Box 1465 N. Y. City Mar 31/84

S. S. Clemens, Esq. Hartford, Conn.

Dear Sir

A friend has mentioned to me that he is about writing to you, requesting your autograph; and it occurs to me that it will be saving you trouble if I ask you to send one to me at the same time. Please write on a sheet of linen paper, not ruled, 10” x 12” in size, and free from blots. Arnold’s writing fluid is preferred; and an original sentiment, as characteristic and humorous as possible, should be prefixed.[1] I should be obliged, if you would also add to your signature “Author of the Schoolmaster Abroad.”[2]

Yrs truly

R. W. Raymond[3]

Explanatory Notes

1. Raymond's requirements appear to be taken directly from typical letter-writing manuals of the period. [back]
2. This misattribution of Innocents Abroad may refer to The Schoolmaster Abroad, published as chapter 19 in Thomas Chandler Haliburton's The Clockmaker; or, The Sayings and Doings of Sam Slick of Slickville (1837). Thomas Chandler Haliburton (1796-1865) was a Canadian judge and author of the satirical Sam Slick of Slickville sketches in the Novascotian in the second half of the 1830s and into the 1840s. These sketches were collected into several books, beginning with The Clockmaker (1836), which became the first Canadian international best-seller. For Clemens's appreciation of the Sam Slick tales, see Cyril Clemens, Young Sam Clemens (1942), 37–38; Notebook 19 (1881) N&J 2, 429. [back]
3. Image credit: Samuel L. Clemens Papers, Archives and Special Collections Library, Vassar College. [back]


Textual Commentary

Copy-text:MS, Samuel L. Clemens Papers, Archives & Special Collections Library, Vassar College.

Persons Mentioned

R. W. Raymond  (1840–1918)

Rossiter Worthington Raymond was born and raised in Syracuse, N.Y. After graduating from Brooklyn Polytechnic he enrolled in the Royal Mining Academy at Freiburg, followed by studies at Heidelberg and Munich.
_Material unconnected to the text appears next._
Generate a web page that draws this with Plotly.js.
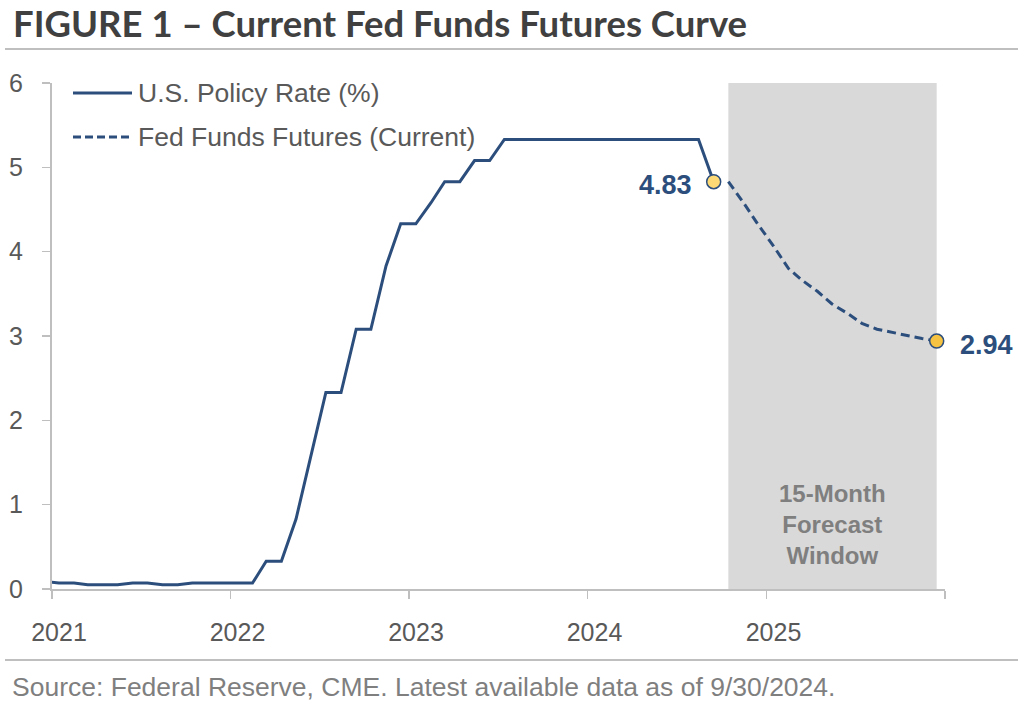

He edited The American Journal of Mining from 1867 to 1890. In 1868 he was appointed US commissioner of mining statistics, and spent nearly a decade surveying mines in the West. In the early 1870s he also taught mining engineering at Lafayette College in Easton, Penn. He served as secretary of the American Institute of Mining, Metallurgy, and Petroleum Engineers from 1884 to 1911. In 1884 he lived in Brooklyn, where he was a member of Beecher's Plymouth Church. He served as the director of the Boy's Sunday School for nearly fifty years.